Despite positioning itself as a "green" bank, HSBC yesterday confirmed it will continue to invest in carbon intensive industries for the foreseeable future, arguing that it can be a "force for good" within those sectors.
Asked at a BT Global Services conference on green banking if HSBC would invest in the next generation of coal-fired power stations the government is currently considering, HSBC's head of group sustainable development Jon Williams said that the company would continue to fund hydrocarbons, including investment in the coal, oil and gas industries.
However, he added that the policy remained consistent with HSBC's branding as a market leader in green banking, arguing that the company follows strict environmental and sustainability standards from the International Finance Corporation (IFC) before investing in any carbon-intensive industries.
"We would fund coal, oil and gas," he admitted. "But we would also look at the environmental impact of any project, we would make sure they use the latest and cleanest technology and we would assess how any fossil fuel investment fits into a national programme of carbon reduction."
The policy is likely to attract the ire of some environmentalists who argue that despite the efforts of banks such as HSBC to limit their environmental impact, they could help deliver far greater cuts in carbon emissions by refusing to fund carbon intensive industries.
But Williams maintained that such an approach would prove counter-productive and banks could help polluting industries improve standards by continuing to engage with them and demanding improved environmental performance.
"If we are to get developing countries into a post-Kyoto agreement, we have to accept that they are going to continue to try and grow their wealth and population and they will burn coal as a result," he explained. "Our job has to be to help them moderate those carbon emissions and we can do that by saying 'burn coal, but I will only finance clean coal, and the latest technologies and projects that are carbon capture ready'. You can’t walk away from hydrocarbons for the next 10 years, otherwise you lose the ability to engage with the energy sector, particularly in the developing world."

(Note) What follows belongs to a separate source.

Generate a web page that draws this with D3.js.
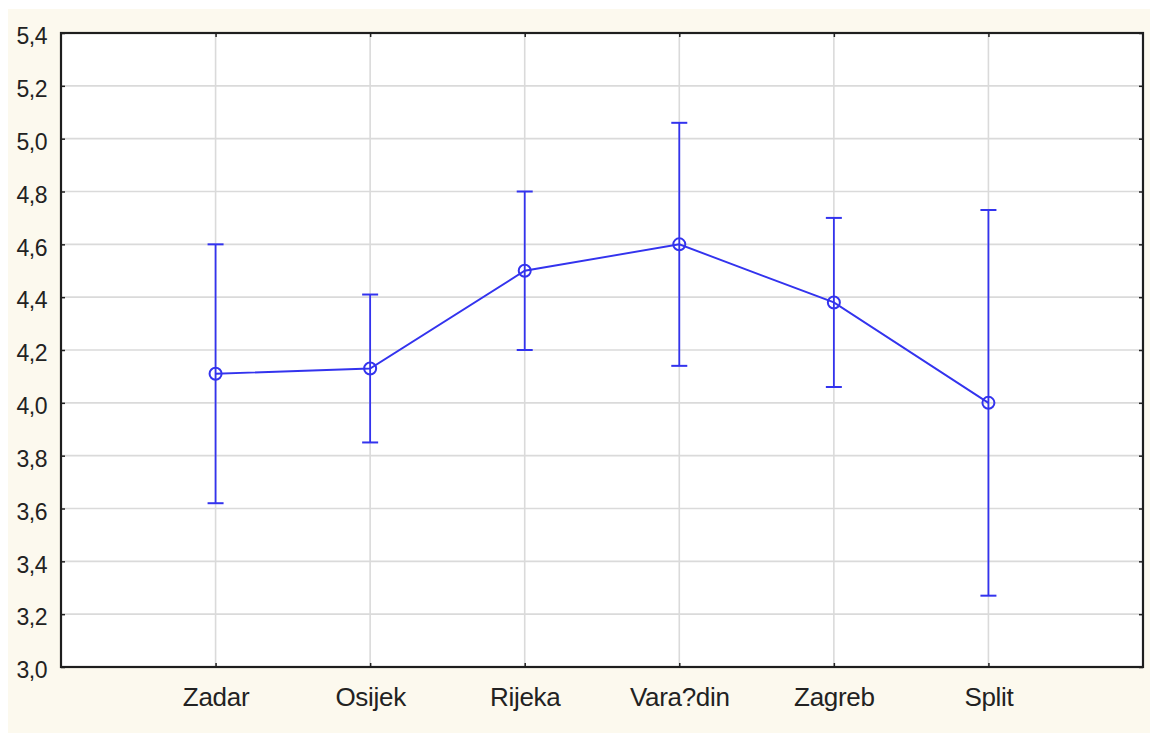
<!DOCTYPE html>
<html>
<head>
<meta charset="utf-8">
<script src="https://cdn.jsdelivr.net/npm/d3@7"></script>
<style>
   body { margin: 0; background: #ffffff; }
   text { font-family: "Liberation Sans", Arial, sans-serif; fill: #222; }
   .yAxis text { font-size: 23px; letter-spacing: -0.5px; }
   .xAxis text { font-size: 26px; letter-spacing: -0.3px; }
   .axis path { display: none; }
   .axis line { stroke: #222; stroke-width: 1.5; }
</style>
</head>
<body>
<div id="container"></div>
<script>
// mean with error bar (lower / upper)
const cities = ["Zadar", "Osijek", "Rijeka", "Vara?din", "Zagreb", "Split"];
const means = [4.11, 4.13, 4.50, 4.60, 4.38, 4.00];
const lowers = [3.62, 3.85, 4.20, 4.14, 4.06, 3.27];
const uppers = [4.60, 4.41, 4.80, 5.06, 4.70, 4.73];
const yTicks = [3.0, 3.2, 3.4, 3.6, 3.8, 4.0, 4.2, 4.4, 4.6, 4.8, 5.0, 5.2, 5.4];

function draw() {
   const width = 1150;
   const height = 733;
   const margin = { top: 33, right: 7, bottom: 66, left: 61 };
   const blue = "#3333ee";

   const svg = d3.select("#container").append("svg")
      .attr("width", width)
      .attr("height", height);

   // cream page behind the plot
   svg.append("rect")
      .attr("x", 8)
      .attr("y", 9)
      .attr("width", width - 8)
      .attr("height", height - 9)
      .style("fill", "#fcf9ee");

   const x = d3.scaleLinear()
      .domain([0, cities.length + 1])
      .range([margin.left, width - margin.right]);

   const y = d3.scaleLinear()
      .domain([3.0, 5.4])
      .range([height - margin.bottom, margin.top]);

   const data = cities.map((c, i) => ({
      name: c,
      pos: i + 1,
      mean: means[i],
      lo: lowers[i],
      hi: uppers[i]
   }));

   svg.append("rect")
      .attr("x", x(0))
      .attr("y", y(5.4))
      .attr("width", x(cities.length + 1) - x(0))
      .attr("height", y(3.0) - y(5.4))
      .style("fill", "#ffffff");

   // grid
   svg.append("g").selectAll("line")
      .data(yTicks.slice(1, -1))
      .enter()
      .append("line")
      .attr("x1", x(0))
      .attr("x2", x(cities.length + 1))
      .attr("y1", d => y(d))
      .attr("y2", d => y(d))
      .style("stroke", "#dadada")
      .style("stroke-width", 1.6);

   svg.append("g").selectAll("line")
      .data(data)
      .enter()
      .append("line")
      .attr("x1", d => x(d.pos))
      .attr("x2", d => x(d.pos))
      .attr("y1", y(5.4))
      .attr("y2", y(3.0))
      .style("stroke", "#dadada")
      .style("stroke-width", 1.6);

   const fmt = v => d3.format(".1f")(v).replace(".", ",");

   const yAxis = d3.axisLeft(y)
      .tickValues(yTicks)
      .tickSizeInner(-4)
      .tickSizeOuter(0)
      .tickPadding(14)
      .tickFormat(fmt);

   svg.append("g")
      .attr("class", "axis yAxis")
      .attr("transform", `translate(${margin.left}, 0)`)
      .call(yAxis)
      .selectAll("text")
      .attr("dy", "0.47em");

   svg.append("g")
      .attr("class", "axis yAxisRight")
      .attr("transform", `translate(${width - margin.right}, 0)`)
      .call(d3.axisRight(y).tickValues(yTicks).tickSizeInner(-4).tickSizeOuter(0).tickFormat(""));

   const xAxis = d3.axisBottom(x)
      .tickValues(data.map(d => d.pos))
      .tickSizeInner(-4)
      .tickSizeOuter(0)
      .tickPadding(21)
      .tickFormat((d, i) => cities[i]);

   svg.append("g")
      .attr("class", "axis xAxis")
      .attr("transform", `translate(0, ${height - margin.bottom})`)
      .call(xAxis);

   svg.append("g")
      .attr("class", "axis xAxisTop")
      .attr("transform", `translate(0, ${margin.top})`)
      .call(d3.axisTop(x).tickValues(data.map(d => d.pos)).tickSizeInner(-4).tickSizeOuter(0).tickFormat(""));

   // frame
   svg.append("rect")
      .attr("x", x(0))
      .attr("y", y(5.4))
      .attr("width", x(cities.length + 1) - x(0))
      .attr("height", y(3.0) - y(5.4))
      .style("fill", "none")
      .style("stroke", "#1e1e1e")
      .style("stroke-width", 2.2);

   // error bars
   const bars = svg.append("g").selectAll("g")
      .data(data)
      .enter()
      .append("g");

   bars.append("line")
      .attr("x1", d => x(d.pos))
      .attr("x2", d => x(d.pos))
      .attr("y1", d => y(d.lo))
      .attr("y2", d => y(d.hi))
      .style("stroke", blue)
      .style("stroke-width", 1.8);

   ["lo", "hi"].forEach(k => {
      bars.append("line")
         .attr("x1", d => x(d.pos) - 8)
         .attr("x2", d => x(d.pos) + 8)
         .attr("y1", d => y(d[k]))
         .attr("y2", d => y(d[k]))
         .style("stroke", blue)
         .style("stroke-width", 2);
   });

   const line = d3.line()
      .x(d => x(d.pos))
      .y(d => y(d.mean));

   svg.append("path")
      .datum(data)
      .attr("d", line)
      .style("fill", "none")
      .style("stroke", blue)
      .style("stroke-width", 1.9);

   svg.append("g").selectAll("circle")
      .data(data)
      .enter()
      .append("circle")
      .attr("cx", d => x(d.pos))
      .attr("cy", d => y(d.mean))
      .attr("r", 6)
      .style("fill", "none")
      .style("stroke", blue)
      .style("stroke-width", 2);
}

draw();
</script>
</body>
</html>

Williams accepted there was a reputational risk in this approach, citing the example of a spoof ad campaign from an environmental group highlighting the bank's investment in forestry projects. But he insisted that such brand damage could be managed by engaging with critics and fully explaining the bank's sustainable investment policy and its support for environmental standards.
"We only support sustainable certified timber and are engaging with clients to help them transfer to more sustainable models," he said. "Ultimately our investment decisions are in the hands of our stakeholders and when we ask if we should pull out of such investments they say we should stay because overall we are a force for good."